To my surprise and delight, rain started falling: big, fat blobs of water, smacking hard against the sidewalk, the roof, the porch. I have such wonderful memories of running in Arizona monsoons as a teenager, that I immediately smiled when the first rain hit my face. I soon realized that this rain, however, wasn't the hot monsoon rain of my childhood: it was cold snaps everywhere a drop struck. My first inclination was to retreat onto the porch, maybe into the house, but the lightning dancing across the sky stopped me. I swear, those dances were designed to torment me: every time I pointed the camera at one part of the sky, the lightning zipped across another part of the sky. When I moved my camera to that part of the sky, the lightning returned to the sky I had just stopped viewing. I managed only one decent picture in an hour, and across a good half thousand shots.

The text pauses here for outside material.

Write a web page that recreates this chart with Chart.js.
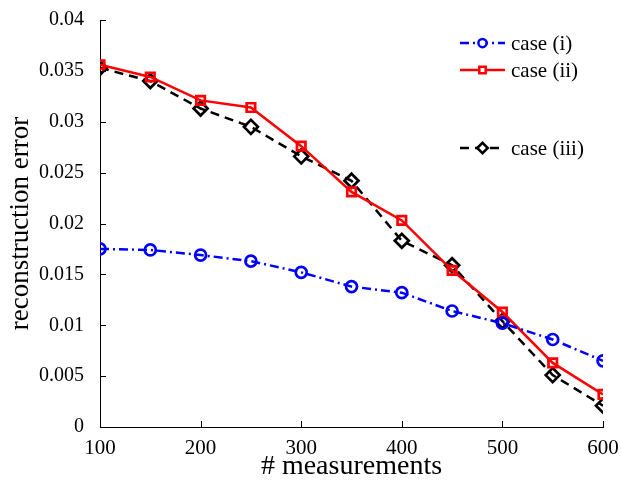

Eventually, the rain started dumping hard. The harder it came down, the more I laughed with joy. The last time I had been in rain this hard was in Ottawa, when I ran to retrieve the car in a downpour so heavy I was soaked in the first twenty meters and was accompanied by the thoughts, "I'm the only person out here in this rain," and "People die doing shit like this." Not being able to see down a block because the rain was so heavy is an interesting experience, one that, well, let's be honest, I do recommend to most people.

After the memories of childhood and the memory of the Ottawa Pour, I was quickly reminded how much this house REALLY needs gutters. I don't know how anyone thinks houses in Phoenix don't need gutters. Adding that to my house list.